Blankfein's Cancer Diagnosis: 10 Questions About LymphomasBy
Goldman Sachs Group Inc. Chief Executive Officer Lloyd Blankfein said today that he’s starting treatment for a "highly curable" form of the blood cancer lymphoma, a group of diseases that starts in the immune system and is diagnosed in about 80,000 people in the U.S. each year. Here is what you need to know about it:
What is lymphoma?
The immune system is the body’s natural defense against infection. In lymphoma, damaged cells rapidly proliferate, crowding out their healthy peers and accumulating in the lymph nodes. While there are more than two dozen different kinds, the two main forms are non-Hodgkin’s lymphoma, which is more common, and Hodgkin’s lymphoma, which is more curable.
How many people have the disease?
Each year, about 70,800 people are diagnosed with non-Hodgkin’s lymphoma and 9,190 with Hodgkin’s lymphoma, according to the Leukemia and Lymphoma Society. It’s slightly more common in men. An estimated 584,133 Americans are living currently with non-Hodgkin’s lymphoma and 177,526 with Hodgkin’s lymphoma.
How deadly is it?
Twenty-nine percent of patients with non-Hodgkin’s disease die within five years of diagnosis, and the cancer kills almost 19,000 Americans each year, according to the National Cancer Institute. Most people with Hodgkin’s disease survive, with about 12 percent dying within five years.
What treatments do patients get?
Radiation, either alone or with chemotherapy, is the standard treatment for early-stage disease, Otis Brawley, chief medical officer of the American Cancer Society, said in an interview with Bloomberg. For more advanced lymphoma, a combination of chemotherapy medicines available since the 1970s is typical. The drugs are mainly intravenous infusions and a pill, prednisone, that are given in cycles every two weeks to a month, depending on the type of cancer.

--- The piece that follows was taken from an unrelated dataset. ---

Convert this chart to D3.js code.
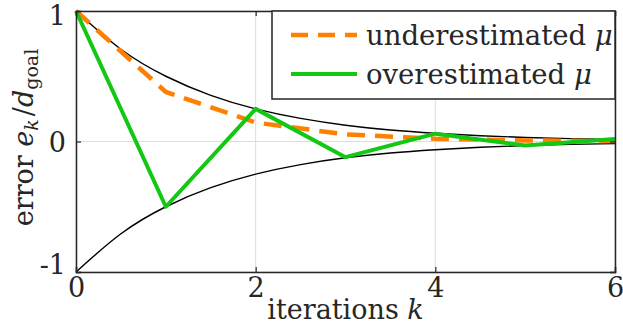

What type of lymphoma does Blankfein have?
The Goldman CEO hasn’t said publicly, and it’s impossible to know. Brawly, who hasn’t treated Blankfein and doesn’t know the details of his condition, said that from parsing the statement the odds may be good for recovery. "He said ‘highly curable,’" Brawley said. "That’s code for, you are going to give four to six cycles, hope to go into complete remission, and probably never be bothered by this again."
How long is treatment?
Patients undergo at least six months of drug cycles, during which they often receive therapies for several days, then go for several weeks or a month before returning for another round, Brawley said. If they aren’t in remission within a year, doctors may try other options, including a bone marrow transplant.
Can you work while undergoing chemotherapy?
Many people feel tired and depleted on the day of treatment and the day following, although advances in treating the side effects can keep problems like nausea, vomiting and dry mouth at bay. Most people are out of work for only a short time. Some do well enough that they want to drive themselves home after chemotherapy.
What are the treatments’ side effects and risks?
A patient’s immune system is often depressed after several rounds of chemotherapy, making infections like cold and flu more likely, according to the Mayo Clinic. They are advised to avoid crowds and anyone who might be ill. Secondary cancers, those that arise from the treatment itself, can develop in some patients, and about 2 percent to 3 percent of patients may be diagnosed with acute myeloid leukemia, which is particularly difficult to treat.
Are there any advanced therapies in development?
Researchers have struggled to find medications that are more effective than what’s currently available. Because the drugs are so potent and get so many patients into a complete remission, it’s unethical to give something else as a first-line treatment, said Brawley. One of the most recent new medicines is Roche Holding AG and Biogen Idec Inc.’s Rituxan, approved in the 1990s for a select group of patients with a specific form of non-Hodgkin’s lymphoma.
What happens after treatment? What if therapy doesn’t work?
Once a patient is in a complete remission, meaning there are no signs of disease, they are closely monitored for years to make sure they don’t relapse. If a relapse occurs, there are other therapies to try. One option is an autologous bone marrow transplant, in which doctors take bone marrow from the patient and then use high-dose chemotheraphy to kill off all the cancer and the immune system. They then rebuild a healthy immune system with the bone marrow that was previously removed. While the approach is often successful, it is also highly toxic and can itself be deadly.